COLLECTED MATERIAL>
>> BEGIN

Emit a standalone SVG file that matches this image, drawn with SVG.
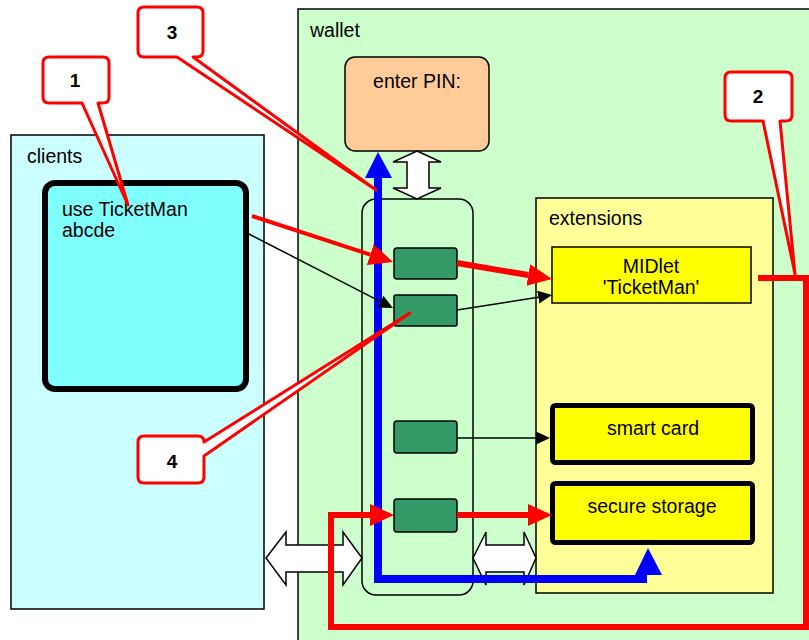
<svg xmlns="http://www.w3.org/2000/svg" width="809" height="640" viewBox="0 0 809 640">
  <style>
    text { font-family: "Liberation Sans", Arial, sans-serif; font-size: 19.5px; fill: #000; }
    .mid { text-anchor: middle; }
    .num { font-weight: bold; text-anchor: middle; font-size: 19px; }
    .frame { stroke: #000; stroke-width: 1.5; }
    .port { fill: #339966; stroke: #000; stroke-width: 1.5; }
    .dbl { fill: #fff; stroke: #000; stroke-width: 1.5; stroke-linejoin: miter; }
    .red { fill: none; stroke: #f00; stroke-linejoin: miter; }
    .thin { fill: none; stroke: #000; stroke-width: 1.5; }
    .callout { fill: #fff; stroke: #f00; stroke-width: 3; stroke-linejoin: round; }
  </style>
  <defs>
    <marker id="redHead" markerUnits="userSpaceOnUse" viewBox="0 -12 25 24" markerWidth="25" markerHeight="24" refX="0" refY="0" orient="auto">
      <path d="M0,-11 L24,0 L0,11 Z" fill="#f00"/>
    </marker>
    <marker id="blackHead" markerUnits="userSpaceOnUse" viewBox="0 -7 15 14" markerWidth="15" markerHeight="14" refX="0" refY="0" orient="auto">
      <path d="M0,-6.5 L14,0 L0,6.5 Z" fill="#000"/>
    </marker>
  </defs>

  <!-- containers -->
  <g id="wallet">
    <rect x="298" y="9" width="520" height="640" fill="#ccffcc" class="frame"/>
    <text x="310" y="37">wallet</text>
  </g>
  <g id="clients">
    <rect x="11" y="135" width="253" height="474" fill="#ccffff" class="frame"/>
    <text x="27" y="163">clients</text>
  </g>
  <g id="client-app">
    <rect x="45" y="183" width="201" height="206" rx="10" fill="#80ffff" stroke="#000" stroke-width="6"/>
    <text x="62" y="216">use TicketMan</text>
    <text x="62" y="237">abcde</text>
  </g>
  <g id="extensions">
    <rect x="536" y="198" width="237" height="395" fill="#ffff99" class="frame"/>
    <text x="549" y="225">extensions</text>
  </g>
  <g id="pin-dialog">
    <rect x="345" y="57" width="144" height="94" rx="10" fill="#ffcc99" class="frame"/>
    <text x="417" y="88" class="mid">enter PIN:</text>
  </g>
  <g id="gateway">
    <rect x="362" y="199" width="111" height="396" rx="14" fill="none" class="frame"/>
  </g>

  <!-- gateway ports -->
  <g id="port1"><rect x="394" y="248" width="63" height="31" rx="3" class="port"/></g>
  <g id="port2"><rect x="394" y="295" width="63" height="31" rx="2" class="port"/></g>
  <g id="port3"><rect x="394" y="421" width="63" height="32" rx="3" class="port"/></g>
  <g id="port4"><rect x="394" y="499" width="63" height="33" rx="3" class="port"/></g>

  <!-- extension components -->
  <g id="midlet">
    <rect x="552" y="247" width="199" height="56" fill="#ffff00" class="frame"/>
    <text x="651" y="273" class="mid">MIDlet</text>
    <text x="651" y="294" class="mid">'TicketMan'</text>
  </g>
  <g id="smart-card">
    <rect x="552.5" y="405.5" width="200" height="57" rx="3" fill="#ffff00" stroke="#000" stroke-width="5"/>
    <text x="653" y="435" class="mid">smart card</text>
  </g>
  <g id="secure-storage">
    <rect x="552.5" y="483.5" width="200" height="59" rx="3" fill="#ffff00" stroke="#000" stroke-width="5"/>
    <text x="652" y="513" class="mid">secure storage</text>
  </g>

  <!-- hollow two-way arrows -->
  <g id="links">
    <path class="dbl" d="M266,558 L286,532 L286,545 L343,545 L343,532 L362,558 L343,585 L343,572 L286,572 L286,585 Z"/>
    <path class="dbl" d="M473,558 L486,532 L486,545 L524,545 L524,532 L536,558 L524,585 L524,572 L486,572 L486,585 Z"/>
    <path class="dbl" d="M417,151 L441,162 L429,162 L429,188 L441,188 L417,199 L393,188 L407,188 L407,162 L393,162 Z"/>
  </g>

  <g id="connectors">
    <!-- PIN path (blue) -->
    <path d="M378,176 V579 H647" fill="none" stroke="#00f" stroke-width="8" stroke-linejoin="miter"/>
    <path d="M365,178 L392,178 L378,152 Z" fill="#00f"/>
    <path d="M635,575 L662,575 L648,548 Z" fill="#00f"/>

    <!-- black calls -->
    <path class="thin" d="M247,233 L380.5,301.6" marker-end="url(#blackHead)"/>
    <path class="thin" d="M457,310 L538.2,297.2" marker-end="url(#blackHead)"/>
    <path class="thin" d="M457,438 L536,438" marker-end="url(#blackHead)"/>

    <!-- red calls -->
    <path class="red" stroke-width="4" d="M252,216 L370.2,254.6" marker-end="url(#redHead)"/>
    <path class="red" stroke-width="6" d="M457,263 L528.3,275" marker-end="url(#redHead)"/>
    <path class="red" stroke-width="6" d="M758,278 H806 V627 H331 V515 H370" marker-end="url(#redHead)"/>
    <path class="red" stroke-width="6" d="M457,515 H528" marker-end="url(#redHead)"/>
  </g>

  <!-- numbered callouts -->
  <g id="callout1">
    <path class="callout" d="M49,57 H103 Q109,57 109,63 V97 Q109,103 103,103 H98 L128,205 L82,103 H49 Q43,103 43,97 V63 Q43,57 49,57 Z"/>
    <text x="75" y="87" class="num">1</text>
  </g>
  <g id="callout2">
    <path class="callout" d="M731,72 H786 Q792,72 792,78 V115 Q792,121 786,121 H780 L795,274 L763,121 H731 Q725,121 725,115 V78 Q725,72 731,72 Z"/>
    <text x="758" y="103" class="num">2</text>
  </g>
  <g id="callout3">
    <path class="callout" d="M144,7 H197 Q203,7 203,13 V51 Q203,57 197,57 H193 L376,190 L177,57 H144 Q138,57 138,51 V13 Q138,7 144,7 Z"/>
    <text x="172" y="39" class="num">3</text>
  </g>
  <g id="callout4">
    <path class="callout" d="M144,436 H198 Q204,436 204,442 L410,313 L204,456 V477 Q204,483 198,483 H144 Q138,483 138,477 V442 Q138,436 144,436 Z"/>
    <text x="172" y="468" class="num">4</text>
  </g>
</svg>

>> END

WRITTEN PROBLEM> Without the pictures, copy the material exactly as given.

WRITTEN REPLY>
Emit a standalone SVG file that matches this image, drawn with SVG.
<svg xmlns="http://www.w3.org/2000/svg" width="809" height="640" viewBox="0 0 809 640">
  <style>
    text { font-family: "Liberation Sans", Arial, sans-serif; font-size: 19.5px; fill: #000; }
    .mid { text-anchor: middle; }
    .num { font-weight: bold; text-anchor: middle; font-size: 19px; }
    .frame { stroke: #000; stroke-width: 1.5; }
    .port { fill: #339966; stroke: #000; stroke-width: 1.5; }
    .dbl { fill: #fff; stroke: #000; stroke-width: 1.5; stroke-linejoin: miter; }
    .red { fill: none; stroke: #f00; stroke-linejoin: miter; }
    .thin { fill: none; stroke: #000; stroke-width: 1.5; }
    .callout { fill: #fff; stroke: #f00; stroke-width: 3; stroke-linejoin: round; }
  </style>
  <defs>
    <marker id="redHead" markerUnits="userSpaceOnUse" viewBox="0 -12 25 24" markerWidth="25" markerHeight="24" refX="0" refY="0" orient="auto">
      <path d="M0,-11 L24,0 L0,11 Z" fill="#f00"/>
    </marker>
    <marker id="blackHead" markerUnits="userSpaceOnUse" viewBox="0 -7 15 14" markerWidth="15" markerHeight="14" refX="0" refY="0" orient="auto">
      <path d="M0,-6.5 L14,0 L0,6.5 Z" fill="#000"/>
    </marker>
  </defs>

  <!-- containers -->
  <g id="wallet">
    <rect x="298" y="9" width="520" height="640" fill="#ccffcc" class="frame"/>
    <text x="310" y="37">wallet</text>
  </g>
  <g id="clients">
    <rect x="11" y="135" width="253" height="474" fill="#ccffff" class="frame"/>
    <text x="27" y="163">clients</text>
  </g>
  <g id="client-app">
    <rect x="45" y="183" width="201" height="206" rx="10" fill="#80ffff" stroke="#000" stroke-width="6"/>
    <text x="62" y="216">use TicketMan</text>
    <text x="62" y="237">abcde</text>
  </g>
  <g id="extensions">
    <rect x="536" y="198" width="237" height="395" fill="#ffff99" class="frame"/>
    <text x="549" y="225">extensions</text>
  </g>
  <g id="pin-dialog">
    <rect x="345" y="57" width="144" height="94" rx="10" fill="#ffcc99" class="frame"/>
    <text x="417" y="88" class="mid">enter PIN:</text>
  </g>
  <g id="gateway">
    <rect x="362" y="199" width="111" height="396" rx="14" fill="none" class="frame"/>
  </g>

  <!-- gateway ports -->
  <g id="port1"><rect x="394" y="248" width="63" height="31" rx="3" class="port"/></g>
  <g id="port2"><rect x="394" y="295" width="63" height="31" rx="2" class="port"/></g>
  <g id="port3"><rect x="394" y="421" width="63" height="32" rx="3" class="port"/></g>
  <g id="port4"><rect x="394" y="499" width="63" height="33" rx="3" class="port"/></g>

  <!-- extension components -->
  <g id="midlet">
    <rect x="552" y="247" width="199" height="56" fill="#ffff00" class="frame"/>
    <text x="651" y="273" class="mid">MIDlet</text>
    <text x="651" y="294" class="mid">'TicketMan'</text>
  </g>
  <g id="smart-card">
    <rect x="552.5" y="405.5" width="200" height="57" rx="3" fill="#ffff00" stroke="#000" stroke-width="5"/>
    <text x="653" y="435" class="mid">smart card</text>
  </g>
  <g id="secure-storage">
    <rect x="552.5" y="483.5" width="200" height="59" rx="3" fill="#ffff00" stroke="#000" stroke-width="5"/>
    <text x="652" y="513" class="mid">secure storage</text>
  </g>

  <!-- hollow two-way arrows -->
  <g id="links">
    <path class="dbl" d="M266,558 L286,532 L286,545 L343,545 L343,532 L362,558 L343,585 L343,572 L286,572 L286,585 Z"/>
    <path class="dbl" d="M473,558 L486,532 L486,545 L524,545 L524,532 L536,558 L524,585 L524,572 L486,572 L486,585 Z"/>
    <path class="dbl" d="M417,151 L441,162 L429,162 L429,188 L441,188 L417,199 L393,188 L407,188 L407,162 L393,162 Z"/>
  </g>

  <g id="connectors">
    <!-- PIN path (blue) -->
    <path d="M378,176 V579 H647" fill="none" stroke="#00f" stroke-width="8" stroke-linejoin="miter"/>
    <path d="M365,178 L392,178 L378,152 Z" fill="#00f"/>
    <path d="M635,575 L662,575 L648,548 Z" fill="#00f"/>

    <!-- black calls -->
    <path class="thin" d="M247,233 L380.5,301.6" marker-end="url(#blackHead)"/>
    <path class="thin" d="M457,310 L538.2,297.2" marker-end="url(#blackHead)"/>
    <path class="thin" d="M457,438 L536,438" marker-end="url(#blackHead)"/>

    <!-- red calls -->
    <path class="red" stroke-width="4" d="M252,216 L370.2,254.6" marker-end="url(#redHead)"/>
    <path class="red" stroke-width="6" d="M457,263 L528.3,275" marker-end="url(#redHead)"/>
    <path class="red" stroke-width="6" d="M758,278 H806 V627 H331 V515 H370" marker-end="url(#redHead)"/>
    <path class="red" stroke-width="6" d="M457,515 H528" marker-end="url(#redHead)"/>
  </g>

  <!-- numbered callouts -->
  <g id="callout1">
    <path class="callout" d="M49,57 H103 Q109,57 109,63 V97 Q109,103 103,103 H98 L128,205 L82,103 H49 Q43,103 43,97 V63 Q43,57 49,57 Z"/>
    <text x="75" y="87" class="num">1</text>
  </g>
  <g id="callout2">
    <path class="callout" d="M731,72 H786 Q792,72 792,78 V115 Q792,121 786,121 H780 L795,274 L763,121 H731 Q725,121 725,115 V78 Q725,72 731,72 Z"/>
    <text x="758" y="103" class="num">2</text>
  </g>
  <g id="callout3">
    <path class="callout" d="M144,7 H197 Q203,7 203,13 V51 Q203,57 197,57 H193 L376,190 L177,57 H144 Q138,57 138,51 V13 Q138,7 144,7 Z"/>
    <text x="172" y="39" class="num">3</text>
  </g>
  <g id="callout4">
    <path class="callout" d="M144,436 H198 Q204,436 204,442 L410,313 L204,456 V477 Q204,483 198,483 H144 Q138,483 138,477 V442 Q138,436 144,436 Z"/>
    <text x="172" y="468" class="num">4</text>
  </g>
</svg>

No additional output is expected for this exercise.